Why this works, even though it is “just tweets”

It treats a constraint as a canvas. The 140-character format becomes the production rule, and the feed becomes the screen. That restraint is also the brand fit. A small car brand using a small-message platform to create a big-format effect is a neat piece of coherence. Because the viewer has to actively scroll to make it move, the act of watching feels like participation, which makes the trick easier to remember and repeat. The real question is whether you can make a platform’s native navigation feel like a viewing ritual, not a gimmick.

Extractable takeaway: If the interface can become the playback engine, you can turn a feed into a format, and a format into shareable proof of craft.

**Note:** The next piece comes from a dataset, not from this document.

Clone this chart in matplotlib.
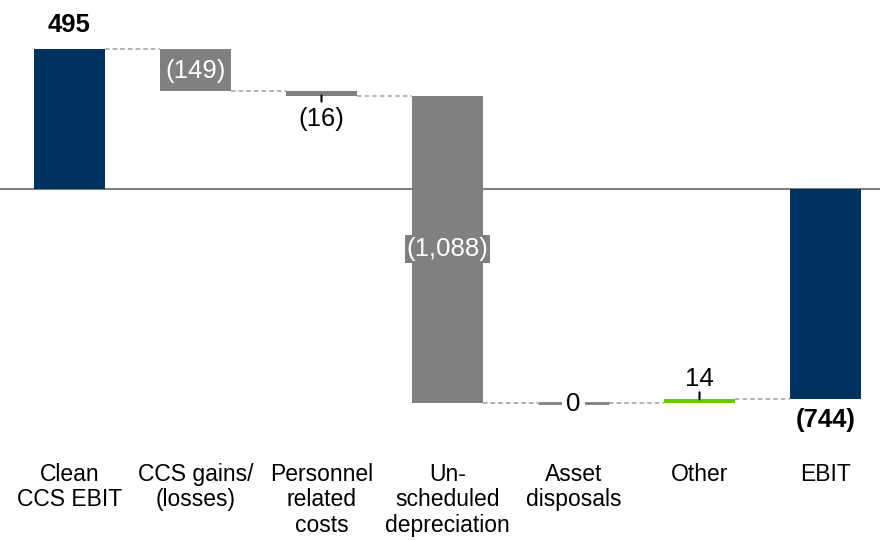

Steal the timeline-as-commercial pattern

  • Build the ad out of the platform. If the medium is the message, people are more likely to show others how it works.
  • Exploit one native behavior. Here, a single shortcut becomes the playback engine.
  • Make the payoff legible in seconds. The moment the animation “clicks”, the story tells itself.
  • Let craft signal effort. Hundreds of frames reads as obsession, and obsession reads as share-worthy.

A few fast answers before you act

What is “The Tweet Commercial” in one line?

A flipbook-style animation made from hundreds of ASCII tweets, designed to “play” as you move through smart Argentina’s Twitter timeline.

What role does the “J” key play?

It uses Twitter’s keyboard navigation to advance quickly through tweets, effectively turning the timeline into a fast-scrolling animation reel.

Why is the “world’s first” claim risky to repeat as fact?

Because “first ever” is hard to prove across a platform’s full history. It is safer to treat it as how the work was billed at the time.

What is the transferable lesson for brand teams?

If your platform is saturated with conventional posts, build a sequence that only makes sense in the native interface. The novelty becomes the distribution.

What is the main execution risk if platform behavior changes?

If keyboard shortcuts or timeline behavior change, the “playback” may break. Treat the navigation trick as a bonus, and make sure the idea still holds up when captured as video.